My favorite quote (or reminder as I like to think of them)...

“Our deepest fear is not that we are inadequate. Our deepest fear is that we are powerful beyond measure. It is our light, not our darkness that most frightens us. We ask ourselves, Who am I to be brilliant, gorgeous, talented, fabulous? Actually, who are you not to be? You are a child of God. Your playing small does not serve the world. There is nothing enlightened about shrinking so that other people won't feel insecure around you. We are all meant to shine, as children do. We were born to make manifest the glory of God that is within us. It's not just in some of us; it's in everyone. And as we let our own light shine, we unconsciously give other people permission to do the same.” (Marianne Williamson - A Return to Love)

Monday, December 13, 2010

100

This is my 100th posting. Huh. Seems there should be a cake or something -- maybe I should have baked one! :o)

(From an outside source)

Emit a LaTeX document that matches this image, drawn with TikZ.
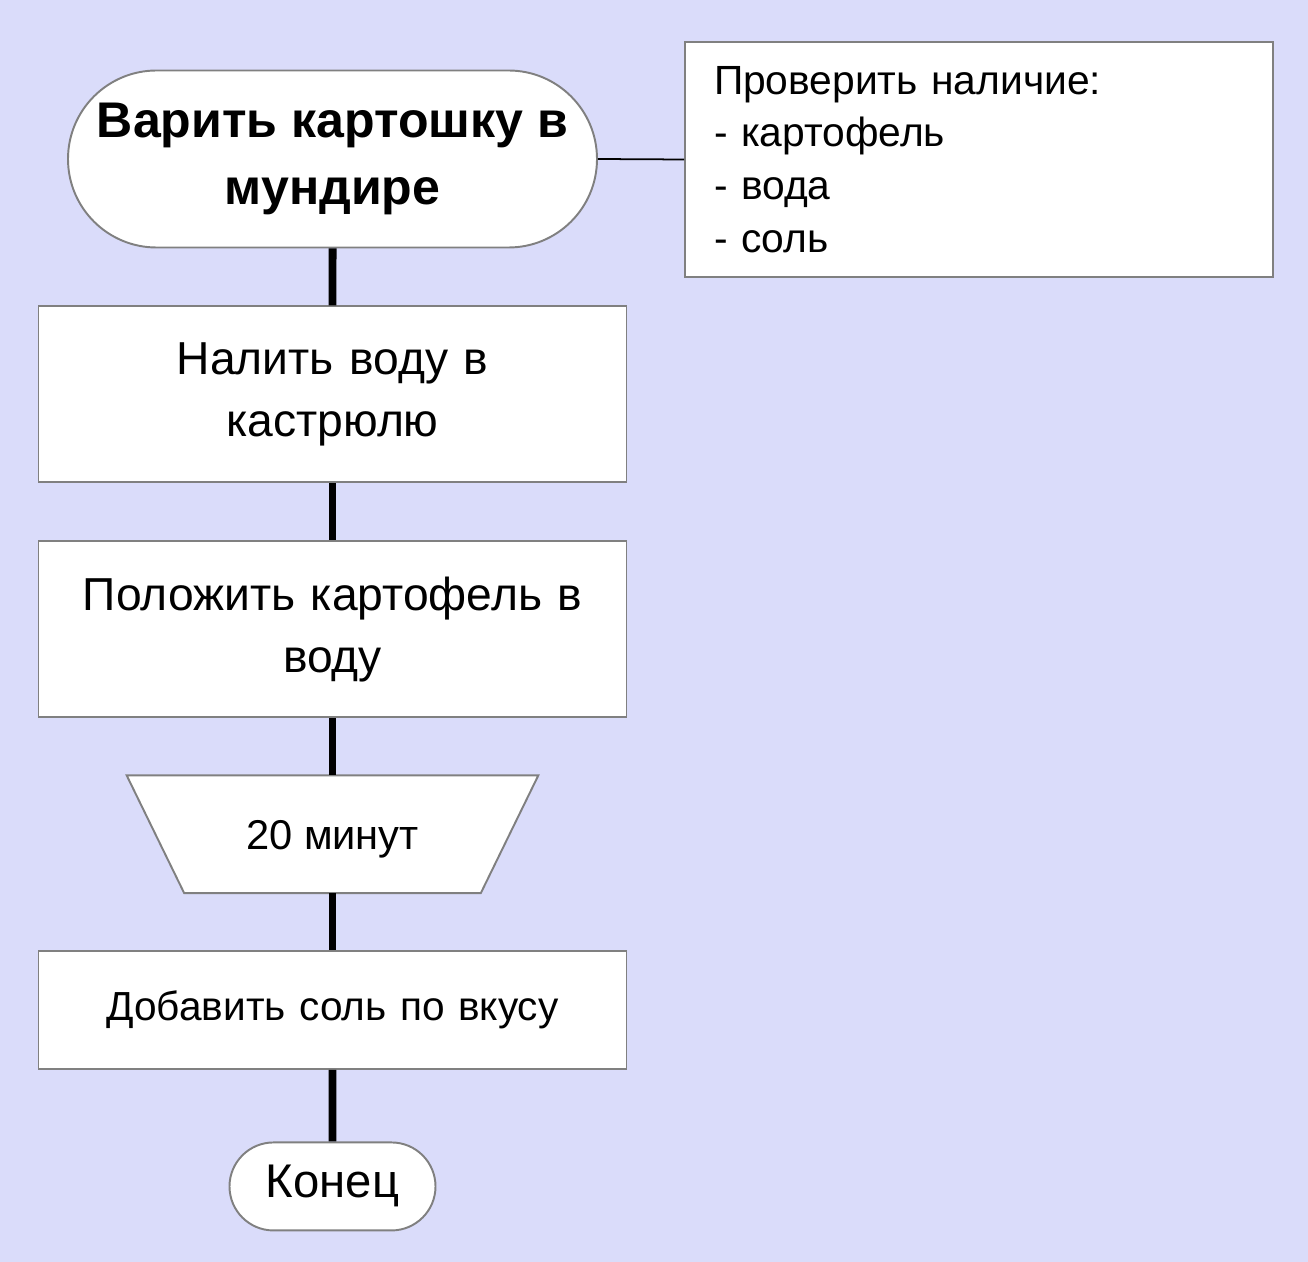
\documentclass[tikz,border=0pt]{standalone}
\usepackage{fontspec}
\setmainfont{Liberation Sans}
\usetikzlibrary{positioning,shapes.misc}

\definecolor{bgcol}{RGB}{218,220,250}
\definecolor{edgecol}{RGB}{128,128,128}

\begin{document}
\begin{tikzpicture}[
  node distance=1.14cm,
  base/.style={draw=edgecol, line width=1.1pt, fill=white, align=center, inner sep=0pt},
  term/.style={base, rounded rectangle},
  stepbox/.style={base, minimum width=11.76cm, minimum height=3.52cm, text width=11cm,
    font=\fontsize{26.3}{35.5}\selectfont},
  link/.style={line width=4.5pt},
  note/.style={line width=1pt}
]
  \fill[bgcol] (0,0) rectangle (26.16,-25.24);
  \useasboundingbox (0,0) rectangle (26.16,-25.24);

  \node[term, minimum width=10.58cm, minimum height=3.54cm,
    font=\bfseries\fontsize{28.5}{38.5}\selectfont] (start) at (6.65,-3.18)
    {Варить картошку в\\мундире};
  \node[base, minimum height=4.7cm, text width=10.6cm, inner xsep=0.58cm, align=left,
    font=\fontsize{23.2}{30}\selectfont] (check) at (19.58,-3.19)
    {Проверить наличие:\\- картофель\\- вода\\- соль};
  \node[stepbox, below=of start] (water) {Налить воду в\\кастрюлю};
  \node[stepbox, below=of water] (potato) {Положить картофель в\\воду};
  % trapezoid drawn by hand round this node
  \node[inner sep=0pt, minimum width=8.22cm, minimum height=2.34cm,
    below=of potato] (wait) {};
  \draw[base] (wait.north west) -- (wait.north east)
    -- ([xshift=-1.15cm]wait.south east) -- ([xshift=1.15cm]wait.south west) -- cycle;
  \node[font=\fontsize{23.7}{28}\selectfont] at ([yshift=-1mm]wait) {20 минут};
  \node[stepbox, minimum height=2.36cm, font=\fontsize{23.1}{28}\selectfont,
    below=of wait] (salt) {Добавить соль по вкусу};
  \node[term, minimum width=4.12cm, minimum height=1.76cm,
    font=\fontsize{26.9}{30}\selectfont, below=1.43cm of salt] (finish) {Конец};

  \draw[note] (start.east) -- (check.west);
  \draw[link] (start) -- (water);
  \draw[link] (water) -- (potato);
  \draw[link] (potato) -- (wait);
  \draw[link] (wait) -- (salt);
  \draw[link] (salt) -- (finish);
\end{tikzpicture}
\end{document}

People I love keep asking me if I am going to quit my blog. I don't know why they ask me that. I'm clear I don't have hours upon hours to write anymore (or even a few minutes some days), but there is time to write sometimes and I, my friends, am no quitter.

My vision, goals and rewards for my blog are different now than they were 100 posts ago, but it is no less important to me. Then I "did it" to be open to new possibilities, for people who didn't know me but may be a link to a potentially great job opportunity could get to know more about me, to expose myself to new ways of connecting, but mostly to find an avenue that built a bridge out into the world from the little island I was closing myself onto.

Sure, I don't use it to find a new job any longer, but I love the friends I have made by blogging (Dani, Mary, Carolyn, Teri...). I love that people I love have a way to learn more about me and my real self (as I'm not a very good verbal communicator at all!!) (Lisa, my step mom). I love how "safe" this form of communicating is for me -- feels like it's ok to write about what's in my heart because I will actually get it out without crying in a distracting way (like when I write about my girls, people I love, etc.). But mostly, I love that I am using my heart to tell people (that I love) stuff that is true for me in a way that I KNOW that I would not tell otherwise (right honey?). :o)

So today, I am grateful for my 100th blog post. I'm grateful for all that it has brought to my life in the past year and I am grateful for the growth I have experienced in doing it. I am grateful that you read it as in each posting I am thinking of those that I know read my words and I feel a connection to you as I pour out the words from my heart.